2. Figure Out Structure
If your company doesn't already have a clear structure that defines the various roles within the business, set them now. Forbes recommends you use this structure to highlight the parts of the business you find most important. Have the teams that are doing the work you care most about report directly to you. If that doesn't make sense, have them report as high up as you can. This not only lets those employees know you value the work they're doing, but it also gives you insight into vital aspects of your business.

3. Climb a Wall
Or ride a roller coaster, or play a game: Corporate events are a fun way to encourage your employees to connect with one another and build company loyalty.
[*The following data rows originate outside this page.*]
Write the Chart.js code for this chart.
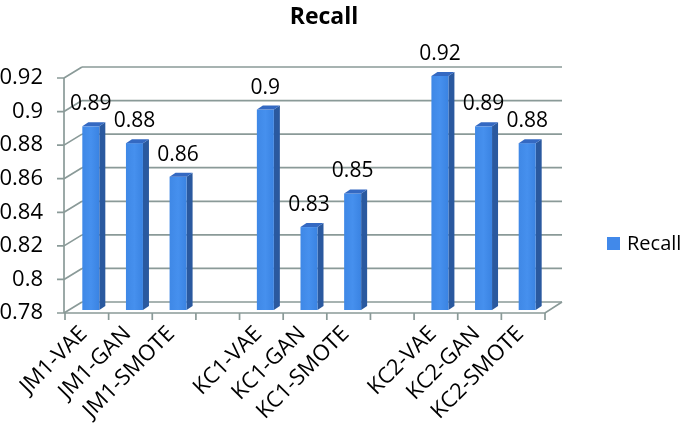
<!DOCTYPE html>
<html>
<head>
<meta charset="utf-8">
<script src="https://cdn.jsdelivr.net/npm/chart.js@4.4.1/dist/chart.umd.min.js"></script>
<style>
  html, body { margin: 0; padding: 0; background: #ffffff; }
  #wrap { width: 685px; height: 428px; }
</style>
</head>
<body>
<div id="wrap"><canvas id="c" width="685" height="428"></canvas></div>
<script>
const categories = ['JM1-VAE', 'JM1-GAN', 'JM1-SMOTE', '', 'KC1-VAE', 'KC1-GAN', 'KC1-SMOTE', '', 'KC2-VAE', 'KC2-GAN', 'KC2-SMOTE'];
const recall = [0.89, 0.88, 0.86, null, 0.90, 0.83, 0.85, null, 0.92, 0.89, 0.88];
const yTickValues = [0.78, 0.80, 0.82, 0.84, 0.86, 0.88, 0.90, 0.92];
const seriesName = 'Recall';
const chartTitle = 'Recall';

const FONT = '"Open Sans", "DejaVu Sans", sans-serif';
const GRID = '#8a9a98';
const DX = 17, DY = -11;          // depth of the 3D box
const BAR_DX = 6, BAR_DY = -4;    // depth of each bar
const BAR_SHIFT = 4, BAR_HALF = 8.5;

const threeD = {
  id: 'threeD',
  beforeDatasetsDraw(chart) {
    const ctx = chart.ctx;
    const x = chart.scales.x, y = chart.scales.y;
    const L = chart.chartArea.left, R = chart.chartArea.right;
    const B = y.getPixelForValue(yTickValues[0]);
    ctx.save();
    ctx.strokeStyle = GRID;
    ctx.lineWidth = 1.7;
    yTickValues.forEach(v => {
      const py = y.getPixelForValue(v);
      ctx.beginPath();
      ctx.moveTo(L + DX, py + DY);
      ctx.lineTo(R + DX, py + DY);
      ctx.moveTo(L - 1, py);
      ctx.lineTo(L + DX, py + DY);
      ctx.moveTo(L - 8, py);
      ctx.lineTo(L - 1, py);
      ctx.stroke();
    });
    ctx.beginPath();
    ctx.moveTo(L - 1, y.getPixelForValue(yTickValues[yTickValues.length - 1]));
    ctx.lineTo(L - 1, B);
    ctx.stroke();
    ctx.beginPath();
    ctx.moveTo(L - 1, B);
    ctx.lineTo(R, B);
    ctx.lineTo(R + DX, B + DY);
    ctx.stroke();
    const n = categories.length;
    const w = (R - L) / n;
    ctx.beginPath();
    for (let i = 0; i <= n; i++) {
      const px = L + i * w;
      ctx.moveTo(px, B);
      ctx.lineTo(px, B + 7);
    }
    ctx.stroke();

    const meta = chart.getDatasetMeta(0);
    const yb = B - 3;
    meta.data.forEach((el, i) => {
      const v = recall[i];
      if (v === null || v === undefined) return;
      const cx = el.x + BAR_SHIFT;
      const x0 = cx - BAR_HALF, x1 = cx + BAR_HALF;
      const yt = el.y - 2;
      ctx.fillStyle = '#2a599f';
      ctx.beginPath();
      ctx.moveTo(x1, yt); ctx.lineTo(x1 + BAR_DX, yt + BAR_DY);
      ctx.lineTo(x1 + BAR_DX, yb + BAR_DY); ctx.lineTo(x1, yb);
      ctx.closePath(); ctx.fill();
      const g = ctx.createLinearGradient(x0, 0, x1, 0);
      g.addColorStop(0, '#3f88e6');
      g.addColorStop(0.5, '#4690ee');
      g.addColorStop(1, '#3a83e2');
      ctx.fillStyle = g;
      ctx.fillRect(x0, yt, x1 - x0, yb - yt);
      ctx.fillStyle = '#3469c2';
      ctx.beginPath();
      ctx.moveTo(x0, yt); ctx.lineTo(x0 + BAR_DX, yt + BAR_DY);
      ctx.lineTo(x1 + BAR_DX, yt + BAR_DY); ctx.lineTo(x1, yt);
      ctx.closePath(); ctx.fill();
    });
    ctx.restore();
    return false;
  },
  afterDraw(chart) {
    const ctx = chart.ctx;
    const meta = chart.getDatasetMeta(0);
    ctx.save();
    ctx.fillStyle = '#000000';
    ctx.font = '21px ' + FONT;
    ctx.textAlign = 'center';
    ctx.textBaseline = 'middle';
    meta.data.forEach((el, i) => {
      const v = recall[i];
      if (v === null || v === undefined) return;
      const label = Number(v.toFixed(2)).toString();
      ctx.fillText(label, el.x + BAR_SHIFT, el.y - 24);
    });
    ctx.font = 'bold 23px ' + FONT;
    ctx.fillText(chartTitle, 324, 17);
    ctx.fillStyle = '#4189ea';
    ctx.fillRect(607, 237, 13, 13);
    ctx.fillStyle = '#000000';
    ctx.font = '20px ' + FONT;
    ctx.textAlign = 'left';
    ctx.fillText(seriesName, 627, 244);
    ctx.restore();
  }
};

new Chart(document.getElementById('c'), {
  type: 'bar',
  data: {
    labels: categories,
    datasets: [{
      label: seriesName,
      data: recall,
      backgroundColor: '#4189ea'
    }]
  },
  options: {
    responsive: false,
    animation: false,
    layout: { padding: { top: 78, right: 140, left: 0, bottom: 0 } },
    plugins: {
      legend: { display: false },
      title: { display: false },
      tooltip: { enabled: false }
    },
    scales: {
      x: {
        type: 'category',
        grid: { display: false, drawTicks: false },
        border: { display: false },
        ticks: {
          autoSkip: false,
          minRotation: 45,
          maxRotation: 45,
          padding: 8,
          labelOffset: -3,
          color: '#000000',
          font: { family: FONT, size: 22 }
        },
        afterFit(scale) { scale.height = 115; }
      },
      y: {
        min: 0.78,
        max: 0.92,
        grid: { display: false, drawTicks: false },
        border: { display: false },
        afterBuildTicks(scale) { scale.ticks = yTickValues.map(v => ({ value: v })); },
        ticks: {
          padding: 22,
          color: '#000000',
          font: { family: FONT, size: 22 },
          callback: (v) => Number(Number(v).toFixed(2)).toString()
        },
        afterFit(scale) { scale.width = 65; }
      }
    }
  },
  plugins: [threeD]
});
</script>
</body>
</html>
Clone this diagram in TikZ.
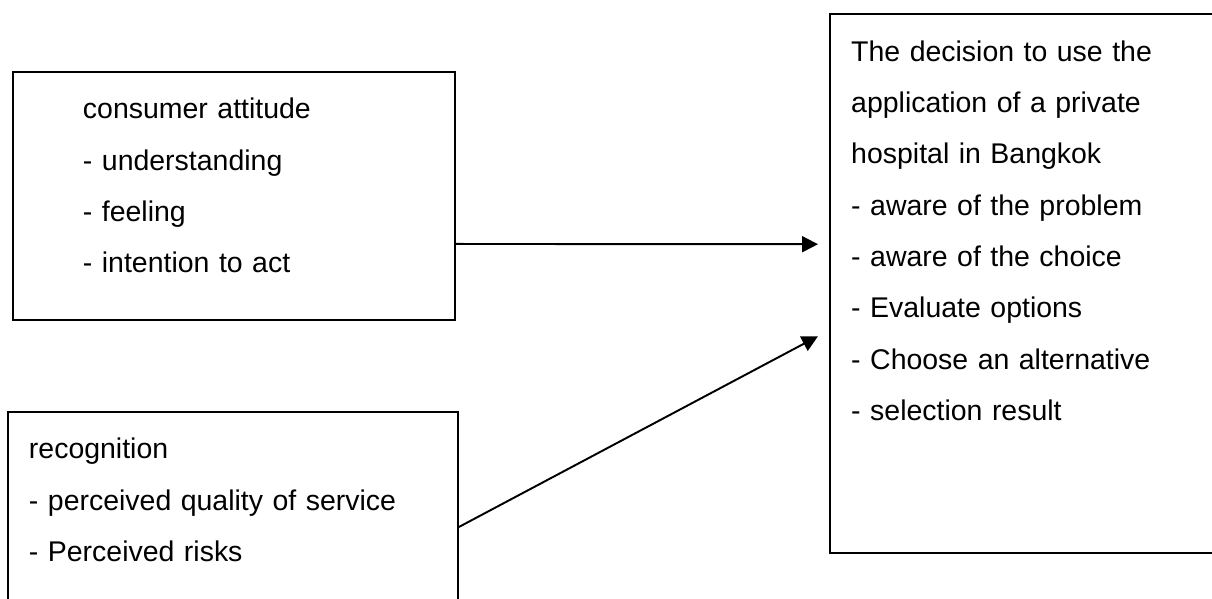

It doesn't have to be extravagant, either – even in-office events like company wide challenges or holiday parties build a sense of culture. You can set aside a relatively small event budget and still offer employees opportunities to cut loose. 

4. Talk to People
As you're rolling out new efforts to establish a company culture, encourage employees to let you know what they think. Although you have the best sense of the company as a whole, insight from the people who work for you is invaluable. There is always something to learn from seeing something through another person's point of view. In addition to gaining perspective, open communication is, in and of itself, an important aspect of a positive company culture. You always want your employees to feel like they can reach out to you or their managers. Setting a precedent of encouraging input will make employees know they are heard.

5. Reward Good Examples
When you see someone exemplifying your company culture, make sure people take notice. In meetings, acknowledge people who follow the standards you're trying to set. Simple acts can draw people's attention, and when they see what actions other people are being recognized for, they'll want to take those actions, too.